Герой разрушил эту идиллию, он зло и мстительно поселил здесь все пороки человечества, разъединил людей. Художественная «двусоставность» повествования, обилие элементов фантастики и реальности (за пределами сна осталась живая, реальная, непрерывно тревожащая совесть героя, девочка-нищенка с петербургской сырой улицы) делают «Сон смешного человека» подлинным шедевром не фантастики только, а особого жанра философско-гуманистической прозы. Определение этому жанру можно найти у самого же Достоевского: «тип всемирного боления за всех» («Подросток»). Писатель изменяет и жанровую природу новеллы. Ю.И. Селезнев, рассмотрев все этапы «процесса» в герое — от восхищения безмятежной идиллией до сомнений в долговечности этого блаженства, наконец до острого ощущения боли за единственное страдающее дитя («А ту маленькую девочку я отыскал…»), сделал глубоко родственный не уму, но душе Достоевского вывод: «Сон смешного человека» — назвал он рассказ, потому что ведь это же ужасно смешно — почесть себя проповедником истины, которая… которая равноценна простой помощи несчастному ребенку, не правда ли? Но Достоевский знал: лучшим умам человечества эта истина не представлялась смешной»[10].
В известном смысле и рассказ Всеволода Гаршина «Красный цветок» исполнен грандиозного беспокойства, страстного боления за всех. Пристальный взгляд уловит в страстной, пророческой патетике рассказа и нечто от нравственного бремени Гоголя, ощущавшего взгляд всей России, вперившей в него, пророка и мечтателя, полные ожидания очи. Победить сразу все зло, «утомить» его на своей груди, как был утомлен и задушен тот красный цветок, что рос в саду больницы, — это не только бред больного сознания. Не беспочвенными химерами прельщается это воображение, жаждущее уничтожить один цветок, затем второй… третий. Притча у Гаршина и раньше, как это было в рассказе о пальме, «вспомнившей» родной юг, пробившей стеклянный свод оранжереи и увидевшей холодное северное небо («Attalea princeps»), повинуется реальным фактам. И в «Красном цветке» улавливается подобное повиновение. Спасти всех униженных и оскорбленных, всех, кто «под прессом», — этого жаждет безумец. Красный цветок, как древо смерти, как пушкинский анчар, испускает ядовитое смертельное дыхание. Оно тем более опасно в глазах подвижника Гаршина, что этот цветок, очевидное для него зло, живет не в пустыне раскаленной, а рядом с людьми, с их мечтами и ожиданиями. Его сторожат грубые сторожа, пестуют садовники — какими же жестокими слепцами кажутся они гаршинскому больному! Всеволод Гаршин сумел придать навязчивой идее больного сложный гуманистический смысл, и по существу, ничто иррациональное не деформировало, не затемнило благороднейшую гуманистическую мысль.

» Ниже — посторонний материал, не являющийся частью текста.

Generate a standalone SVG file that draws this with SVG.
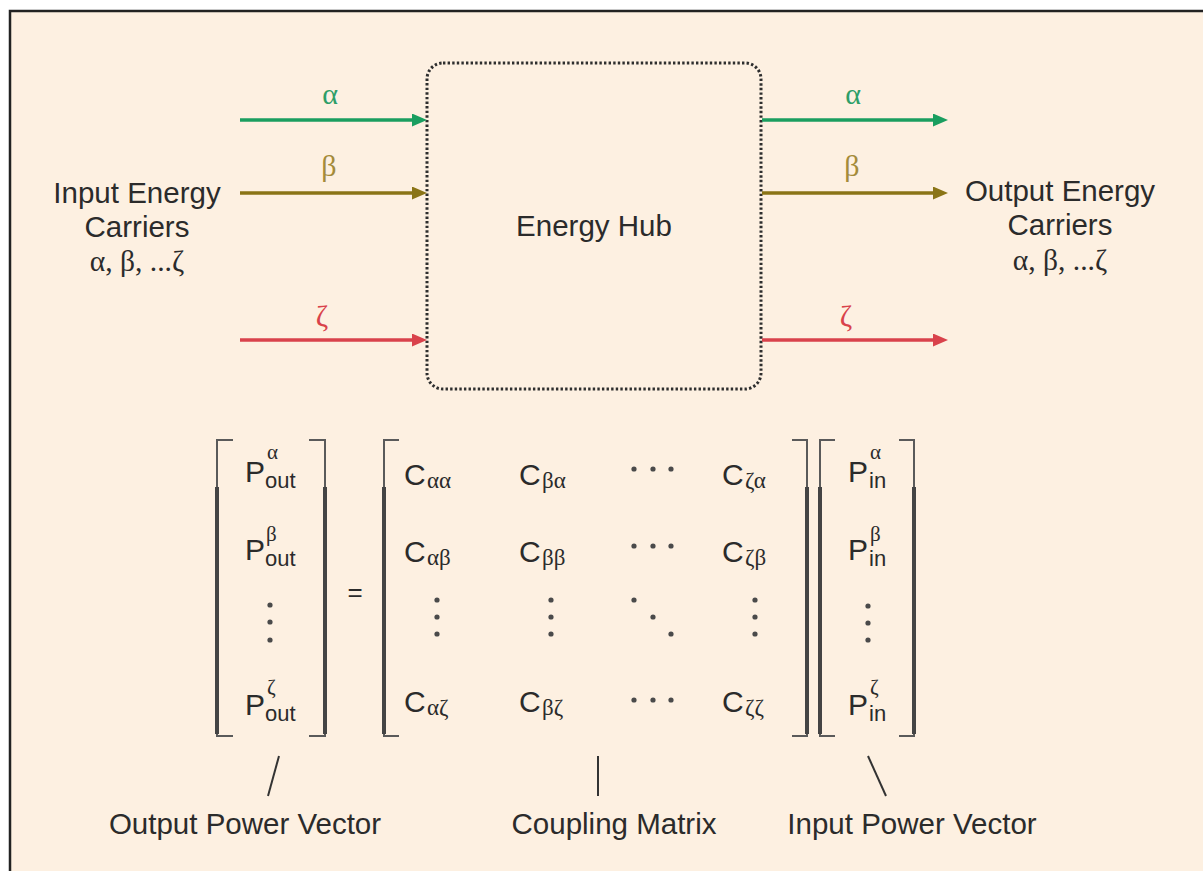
<svg xmlns="http://www.w3.org/2000/svg" width="1203" height="871" viewBox="0 0 1203 871">
<style>
.sans{font-family:"Liberation Sans",Arial,sans-serif;fill:#2b2b2b}
.serif{font-family:"Liberation Serif","Times New Roman",serif;fill:#2b2b2b}
.lbl{font-size:29.5px}
.big{font-size:30px}
.sub{font-size:22px}
.gsub{font-size:23px}
.gsup{font-size:21px}
.br{fill:none;stroke:#5a5a5a;stroke-width:2}
.brk{stroke:#444;stroke-width:4}
.dot{fill:#4a4a4a}
.ptr{stroke:#333;stroke-width:2}
</style>
<defs>
<marker id="ag" markerUnits="userSpaceOnUse" markerWidth="15" markerHeight="13" refX="0" refY="6.5" orient="auto"><path d="M0,0 L15,6.5 L0,13 z" fill="#1a9e5f"/></marker>
<marker id="ab" markerUnits="userSpaceOnUse" markerWidth="15" markerHeight="13" refX="0" refY="6.5" orient="auto"><path d="M0,0 L15,6.5 L0,13 z" fill="#8a7416"/></marker>
<marker id="ar" markerUnits="userSpaceOnUse" markerWidth="15" markerHeight="13" refX="0" refY="6.5" orient="auto"><path d="M0,0 L15,6.5 L0,13 z" fill="#d9424b"/></marker>
</defs>
<rect x="0" y="0" width="1203" height="871" fill="#ffffff"/>
<rect x="10" y="11" width="1200" height="870" fill="#fdf0e1"/>
<path d="M10,871 V11 H1203" fill="none" stroke="#222" stroke-width="2.5"/>

<g id="input-label">
<text class="sans lbl" x="137" y="203" text-anchor="middle">Input Energy</text>
<text class="sans lbl" x="137" y="237" text-anchor="middle">Carriers</text>
<text class="serif lbl" x="137" y="271" text-anchor="middle">α, β, ...ζ</text>
</g>
<g id="energy-hub">
<rect x="427" y="63" width="334" height="326" rx="16" ry="16" fill="none" stroke="#2e2e2e" stroke-width="3" stroke-dasharray="2.4 2.2"/>
<text class="sans lbl" x="594" y="236" text-anchor="middle">Energy Hub</text>
</g>
<g id="output-label">
<text class="sans lbl" x="1060" y="201" text-anchor="middle">Output Energy</text>
<text class="sans lbl" x="1060" y="235" text-anchor="middle">Carriers</text>
<text class="serif lbl" x="1060" y="270" text-anchor="middle">α, β, ...ζ</text>
</g>

<g id="connectors" stroke-width="3.5" fill="none">
<line x1="240" y1="120" x2="412" y2="120" stroke="#1a9e5f" marker-end="url(#ag)"/>
<line x1="240" y1="193" x2="412" y2="193" stroke="#8a7416" marker-end="url(#ab)"/>
<line x1="240" y1="340" x2="412" y2="340" stroke="#d9424b" marker-end="url(#ar)"/>
<line x1="762" y1="120" x2="933" y2="120" stroke="#1a9e5f" marker-end="url(#ag)"/>
<line x1="762" y1="193" x2="933" y2="193" stroke="#8a7416" marker-end="url(#ab)"/>
<line x1="762" y1="340" x2="933" y2="340" stroke="#d9424b" marker-end="url(#ar)"/>
</g>
<g id="arrow-labels" class="serif" font-size="30" text-anchor="middle">
<text x="330" y="104" fill="#2e9e68">α</text>
<text x="329" y="176" fill="#a48b3a">β</text>
<text x="322" y="326" fill="#d9424b">ζ</text>
<text x="853" y="104" fill="#2e9e68">α</text>
<text x="852" y="176" fill="#a48b3a">β</text>
<text x="846" y="326" fill="#d9424b">ζ</text>
</g>

<g id="output-vector">
<path class="br" d="M233,440 H217 V736 H233"/>
<path class="br" d="M309,440 H325 V736 H309"/>
<line class="brk" x1="217" y1="487" x2="217" y2="734"/>
<line class="brk" x1="325" y1="487" x2="325" y2="734"/>
<text class="sans big" x="245" y="482">P</text><text class="sans sub" x="265" y="488">out</text><text class="serif gsup" x="267" y="459">α</text>
<text class="sans big" x="245" y="560">P</text><text class="sans sub" x="265" y="566">out</text><text class="serif gsup" x="266" y="541">β</text>
<circle class="dot" cx="270" cy="605" r="2.6"/><circle class="dot" cx="270" cy="622" r="2.6"/><circle class="dot" cx="270" cy="640" r="2.6"/>
<text class="sans big" x="245" y="715">P</text><text class="sans sub" x="265" y="721">out</text><text class="serif gsup" x="267" y="694">ζ</text>
</g>

<g id="equals">
<text class="sans" font-size="26" x="355" y="601" text-anchor="middle">=</text>
</g>

<g id="coupling-matrix">
<path class="br" d="M399,440 H384 V736 H399"/>
<path class="br" d="M792,440 H807 V736 H792"/>
<line class="brk" x1="384" y1="487" x2="384" y2="734"/>
<line class="brk" x1="807" y1="487" x2="807" y2="734"/>
<text class="sans big" x="404" y="485">C</text><text class="serif gsub" x="427" y="488">αα</text>
<text class="sans big" x="519" y="485">C</text><text class="serif gsub" x="542" y="488">βα</text>
<circle class="dot" cx="634" cy="469" r="2.6"/><circle class="dot" cx="653" cy="469" r="2.6"/><circle class="dot" cx="671" cy="469" r="2.6"/>
<text class="sans big" x="722" y="485">C</text><text class="serif gsub" x="745" y="488">ζα</text>

<text class="sans big" x="404" y="562">C</text><text class="serif gsub" x="427" y="565">αβ</text>
<text class="sans big" x="519" y="562">C</text><text class="serif gsub" x="542" y="565">ββ</text>
<circle class="dot" cx="634" cy="546" r="2.6"/><circle class="dot" cx="653" cy="546" r="2.6"/><circle class="dot" cx="671" cy="546" r="2.6"/>
<text class="sans big" x="722" y="562">C</text><text class="serif gsub" x="745" y="565">ζβ</text>

<circle class="dot" cx="437" cy="600" r="2.6"/><circle class="dot" cx="437" cy="617" r="2.6"/><circle class="dot" cx="437" cy="634" r="2.6"/>
<circle class="dot" cx="551" cy="600" r="2.6"/><circle class="dot" cx="551" cy="617" r="2.6"/><circle class="dot" cx="551" cy="634" r="2.6"/>
<circle class="dot" cx="634" cy="600" r="2.6"/><circle class="dot" cx="653" cy="617" r="2.6"/><circle class="dot" cx="671" cy="634" r="2.6"/>
<circle class="dot" cx="755" cy="600" r="2.6"/><circle class="dot" cx="755" cy="617" r="2.6"/><circle class="dot" cx="755" cy="634" r="2.6"/>

<text class="sans big" x="404" y="712">C</text><text class="serif gsub" x="427" y="715">αζ</text>
<text class="sans big" x="519" y="712">C</text><text class="serif gsub" x="542" y="715">βζ</text>
<circle class="dot" cx="634" cy="700" r="2.6"/><circle class="dot" cx="653" cy="700" r="2.6"/><circle class="dot" cx="671" cy="700" r="2.6"/>
<text class="sans big" x="722" y="712">C</text><text class="serif gsub" x="745" y="715">ζζ</text>
</g>

<g id="input-vector">
<path class="br" d="M835,440 H820 V736 H835"/>
<path class="br" d="M899,440 H914 V736 H899"/>
<line class="brk" x1="820" y1="487" x2="820" y2="734"/>
<line class="brk" x1="914" y1="487" x2="914" y2="734"/>
<text class="sans big" x="848" y="482">P</text><text class="sans sub" x="869" y="488">in</text><text class="serif gsup" x="870" y="459">α</text>
<text class="sans big" x="848" y="560">P</text><text class="sans sub" x="869" y="566">in</text><text class="serif gsup" x="870" y="541">β</text>
<circle class="dot" cx="868" cy="606" r="2.6"/><circle class="dot" cx="868" cy="623" r="2.6"/><circle class="dot" cx="868" cy="640" r="2.6"/>
<text class="sans big" x="848" y="715">P</text><text class="sans sub" x="869" y="721">in</text><text class="serif gsup" x="870" y="694">ζ</text>
</g>

<g id="pointers">
<line class="ptr" x1="279" y1="756" x2="268" y2="796"/>
<line class="ptr" x1="598" y1="756" x2="598" y2="796"/>
<line class="ptr" x1="868" y1="756" x2="886" y2="796"/>
</g>
<g id="bottom-labels">
<text class="sans lbl" x="245" y="834" text-anchor="middle">Output Power Vector</text>
<text class="sans lbl" x="614" y="834" text-anchor="middle">Coupling Matrix</text>
<text class="sans lbl" x="912" y="834" text-anchor="middle">Input Power Vector</text>
</g>
</svg>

Но безусловно, полнее, завершеннее всего жажда пересотворить мир, особое беспокойство, властное стремление повести людей к новой земле и новому небу («Ибо старая земля и старое небо миновали») выразились в «Записках сумасшедшего» Л. Н. Толстого. В этом рассказе о приступе внезапного жуткого страха («арзамасского ужаса») перед жизнью, из которой начисто исчез былой смысл, приоткрылся целый мир пореформенной России, той России, в которой «все переворотилось и укладывается». Толстой здесь — словно сама Россия, сбрасывающая вериги былой покорности, обольщения догмами. Как вызов всей неправедной буржуазной цивилизации. Мрачные ощущения, жажда разрушить до конца свой быт, свои привычки изменяют формы традиционного самоанализа. Все интимное, незримое Толстой стремится сделать наглядным, во всем дойти до неуловимой сути: «Куда я везу себя. От чего, куда я убегаю? — Я убегаю от чего-то страшного и не могу убежать. Я всегда с собой, и я-то и мучителен себе. Я, вот он, я весь тут. Ни пензенское, ни какое именье ничего не прибавит и не убавит мне. А я-то, я-то надоел себе…»
Это самоосуждение Толстого, сопровождающееся внутренним потрясением, недовольством привычками и навыками жизни людей своего круга, — лишь частица новых настроений великого художника, ставшего адвокатом стомиллионной мужицкой России, — изменило и облик «таинственной» прозы. Она становилась нередко самым прямым отражением нараставших противоречий, протеста, усваивала уроки сатирической прозы, приемы, свободу намеков эзопова языка.